On this day….(February 17)

On this day, 17 February 1947, Nicholas Adamou was born. Adamou began his karate training, alongside his older brother Chris, in 1964 British Karate Federation’s London dojo.

When Hirokazu Kanazawa began teaching JKA Shotakan for the BKF in 1965, Adamou and his brother become devoted students of Kanazawa.

Following the split from the the BKF, Adamou was a member of the Karate Union of Great Britain (KUGB), whose chief instructor was Kanazawa.

Both Nick and Chris Adamou graded for 1st Dan in 1967, under Kanazawa.

Adamou joined Kanazawa’s Shotokan Karate International (SKI) when it was first formed. He also became the first karateka in Britain to be awarded 5th Dan under Kanazawa in 1983.

In 1990 Adamou formed his own karate association, the International Association of Shotokan Karate.

Author: Patrick Donkor

5 thoughts on “On this day….(February 17)
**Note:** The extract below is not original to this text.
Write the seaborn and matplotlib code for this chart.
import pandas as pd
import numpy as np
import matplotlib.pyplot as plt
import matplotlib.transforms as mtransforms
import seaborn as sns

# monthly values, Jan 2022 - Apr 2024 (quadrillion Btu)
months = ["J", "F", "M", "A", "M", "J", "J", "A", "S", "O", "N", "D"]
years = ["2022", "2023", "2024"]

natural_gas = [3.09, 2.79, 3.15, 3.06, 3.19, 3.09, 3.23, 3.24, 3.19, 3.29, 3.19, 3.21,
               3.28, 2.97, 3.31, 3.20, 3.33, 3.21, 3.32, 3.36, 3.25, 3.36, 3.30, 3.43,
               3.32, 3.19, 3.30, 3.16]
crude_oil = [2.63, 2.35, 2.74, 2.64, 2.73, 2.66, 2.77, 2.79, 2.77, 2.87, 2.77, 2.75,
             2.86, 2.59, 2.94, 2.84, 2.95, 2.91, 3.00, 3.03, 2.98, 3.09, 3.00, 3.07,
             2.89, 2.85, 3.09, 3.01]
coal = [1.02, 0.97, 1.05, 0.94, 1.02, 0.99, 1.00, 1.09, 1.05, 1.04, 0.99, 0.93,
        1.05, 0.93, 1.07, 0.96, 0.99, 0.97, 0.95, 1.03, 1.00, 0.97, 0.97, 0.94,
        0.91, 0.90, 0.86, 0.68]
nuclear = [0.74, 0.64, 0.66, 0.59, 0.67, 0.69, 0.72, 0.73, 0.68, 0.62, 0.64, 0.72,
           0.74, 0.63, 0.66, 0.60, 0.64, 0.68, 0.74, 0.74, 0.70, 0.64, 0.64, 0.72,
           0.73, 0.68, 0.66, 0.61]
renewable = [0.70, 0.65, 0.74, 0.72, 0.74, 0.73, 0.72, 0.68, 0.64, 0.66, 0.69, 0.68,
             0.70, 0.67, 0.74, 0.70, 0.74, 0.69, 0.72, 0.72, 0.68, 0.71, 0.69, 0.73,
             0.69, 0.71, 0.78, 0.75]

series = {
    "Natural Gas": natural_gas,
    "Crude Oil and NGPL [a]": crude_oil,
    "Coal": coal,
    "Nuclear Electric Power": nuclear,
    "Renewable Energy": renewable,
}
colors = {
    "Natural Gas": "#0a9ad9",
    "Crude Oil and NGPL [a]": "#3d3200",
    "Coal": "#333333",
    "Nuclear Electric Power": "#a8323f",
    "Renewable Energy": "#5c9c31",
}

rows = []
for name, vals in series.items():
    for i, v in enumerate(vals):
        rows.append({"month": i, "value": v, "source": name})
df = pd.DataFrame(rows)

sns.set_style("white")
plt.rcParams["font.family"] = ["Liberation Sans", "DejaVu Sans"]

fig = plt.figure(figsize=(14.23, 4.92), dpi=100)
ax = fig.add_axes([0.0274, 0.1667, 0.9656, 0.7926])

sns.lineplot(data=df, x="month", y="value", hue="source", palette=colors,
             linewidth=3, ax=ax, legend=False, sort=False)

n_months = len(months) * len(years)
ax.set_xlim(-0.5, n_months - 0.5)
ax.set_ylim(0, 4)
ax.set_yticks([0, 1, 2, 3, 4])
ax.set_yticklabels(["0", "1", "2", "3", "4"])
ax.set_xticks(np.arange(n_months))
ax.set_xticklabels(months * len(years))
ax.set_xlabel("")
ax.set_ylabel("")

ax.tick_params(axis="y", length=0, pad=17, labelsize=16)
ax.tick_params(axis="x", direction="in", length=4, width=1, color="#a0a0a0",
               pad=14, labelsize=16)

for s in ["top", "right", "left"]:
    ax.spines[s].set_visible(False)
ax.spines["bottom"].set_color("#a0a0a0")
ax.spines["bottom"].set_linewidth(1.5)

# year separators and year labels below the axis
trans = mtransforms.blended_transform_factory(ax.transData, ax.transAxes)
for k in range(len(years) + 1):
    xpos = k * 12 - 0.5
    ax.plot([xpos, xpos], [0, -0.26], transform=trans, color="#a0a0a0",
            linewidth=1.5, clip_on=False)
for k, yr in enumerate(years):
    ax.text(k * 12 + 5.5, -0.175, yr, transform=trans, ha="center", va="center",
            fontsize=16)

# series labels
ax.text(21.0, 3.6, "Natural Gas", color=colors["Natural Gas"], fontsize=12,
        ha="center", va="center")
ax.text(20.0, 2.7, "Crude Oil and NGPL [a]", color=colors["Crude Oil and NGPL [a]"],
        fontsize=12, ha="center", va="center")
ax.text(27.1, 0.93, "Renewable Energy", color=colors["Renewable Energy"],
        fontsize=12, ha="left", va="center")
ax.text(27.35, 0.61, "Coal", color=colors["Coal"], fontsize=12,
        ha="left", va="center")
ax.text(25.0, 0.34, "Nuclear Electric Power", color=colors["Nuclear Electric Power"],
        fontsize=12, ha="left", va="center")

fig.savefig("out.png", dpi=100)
  1. A very interesting account. Sensei Adamou is still training and teaching regularly at the age of 72, both in England and abroad.
    He now holds the rank of 9th Dan. His first association was the NASK, formed in 1989 with an endorsement from Sensei H Kanazawa. It became the IASK in 1994, when clubs from outside the UK, including India, Sri Lanka and the Czech Republic affiliated.
    Regards,
    Iain Tyrie 7th Dan IASK

      1. I am very impressed by your blog Patrick. I myself started my karate journey in 1974 in the BKA. I started training properly in 1981 in SKI, where I received my Shodan from Kanazawa Sensei. In 1989 I joined Sensei Adamou’s association and have been with him since, though I also trained for several years in the JKA while I was a Sandan. I have been fortunate enough to have trained under Kanazawa Sensei many times ( which was my reason for joining Sensei Adamou’s association, as he was closer to Kanazawa than any other instructor I have trained with).
        I have also trained under Japanes Sensei’s Asano, Koga, Kasuya, Yahara, Sumi, Isaka, Yamazaki and British Sensei’s N Adamou, T. O’Neil, R. Sidoli, R. Amos, and R. Carpenter to name the most well known ones. I still get inspired when I train with Sensei Adamou. More recently I have trained quite a lot with Sensei Simon Oliver, who is an expert on kata application, kobudo and karate history. It’s a never ending journey- and having just turned 60 I still feel I’ve only just skimmed the surface!

        1. I hear what you are saying Iain. Each time I perform a kata or kihon I continually learn something new. Also in doing the research for these posts, I get inspired. Stories like yours also help keep me humble in this wonderful art that we practise.